» GIVEN TASK:
Starting with the first line of the data that follows, transcribe every line verbatim until the line containing "anchor=base] at (333pt,-33pt)" has been transcribed.
------ MATERIAL PROVIDED
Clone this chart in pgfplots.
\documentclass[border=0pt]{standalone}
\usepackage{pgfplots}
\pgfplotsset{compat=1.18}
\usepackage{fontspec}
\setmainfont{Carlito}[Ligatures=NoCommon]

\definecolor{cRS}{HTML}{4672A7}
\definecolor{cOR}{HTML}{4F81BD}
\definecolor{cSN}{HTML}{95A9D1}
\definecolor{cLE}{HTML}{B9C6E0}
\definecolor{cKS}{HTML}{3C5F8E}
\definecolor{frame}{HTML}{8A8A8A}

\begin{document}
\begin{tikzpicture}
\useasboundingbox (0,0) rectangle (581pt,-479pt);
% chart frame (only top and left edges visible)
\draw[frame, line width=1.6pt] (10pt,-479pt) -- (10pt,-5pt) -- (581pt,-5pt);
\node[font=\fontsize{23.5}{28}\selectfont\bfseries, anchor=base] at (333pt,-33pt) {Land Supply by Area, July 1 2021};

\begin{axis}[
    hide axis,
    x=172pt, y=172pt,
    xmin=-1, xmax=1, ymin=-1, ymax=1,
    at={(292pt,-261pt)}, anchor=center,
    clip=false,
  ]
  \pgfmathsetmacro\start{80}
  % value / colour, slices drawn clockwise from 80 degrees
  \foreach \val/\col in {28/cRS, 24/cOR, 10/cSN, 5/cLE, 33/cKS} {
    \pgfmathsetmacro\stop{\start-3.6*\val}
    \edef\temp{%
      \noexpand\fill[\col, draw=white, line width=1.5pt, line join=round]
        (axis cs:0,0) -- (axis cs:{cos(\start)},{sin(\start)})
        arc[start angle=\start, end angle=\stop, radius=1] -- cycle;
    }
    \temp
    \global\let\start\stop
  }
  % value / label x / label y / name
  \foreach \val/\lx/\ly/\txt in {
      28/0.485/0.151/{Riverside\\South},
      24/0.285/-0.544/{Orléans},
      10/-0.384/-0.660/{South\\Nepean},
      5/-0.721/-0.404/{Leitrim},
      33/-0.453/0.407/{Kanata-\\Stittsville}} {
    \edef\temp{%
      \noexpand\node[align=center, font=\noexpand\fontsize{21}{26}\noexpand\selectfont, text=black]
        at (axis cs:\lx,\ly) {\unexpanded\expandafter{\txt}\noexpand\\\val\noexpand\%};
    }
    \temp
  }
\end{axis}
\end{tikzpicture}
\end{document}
------------
» FULL ANSWER:
Clone this chart in pgfplots.
\documentclass[border=0pt]{standalone}
\usepackage{pgfplots}
\pgfplotsset{compat=1.18}
\usepackage{fontspec}
\setmainfont{Carlito}[Ligatures=NoCommon]

\definecolor{cRS}{HTML}{4672A7}
\definecolor{cOR}{HTML}{4F81BD}
\definecolor{cSN}{HTML}{95A9D1}
\definecolor{cLE}{HTML}{B9C6E0}
\definecolor{cKS}{HTML}{3C5F8E}
\definecolor{frame}{HTML}{8A8A8A}

\begin{document}
\begin{tikzpicture}
\useasboundingbox (0,0) rectangle (581pt,-479pt);
% chart frame (only top and left edges visible)
\draw[frame, line width=1.6pt] (10pt,-479pt) -- (10pt,-5pt) -- (581pt,-5pt);
\node[font=\fontsize{23.5}{28}\selectfont\bfseries, anchor=base] at (333pt,-33pt) {Land Supply by Area, July 1 2021};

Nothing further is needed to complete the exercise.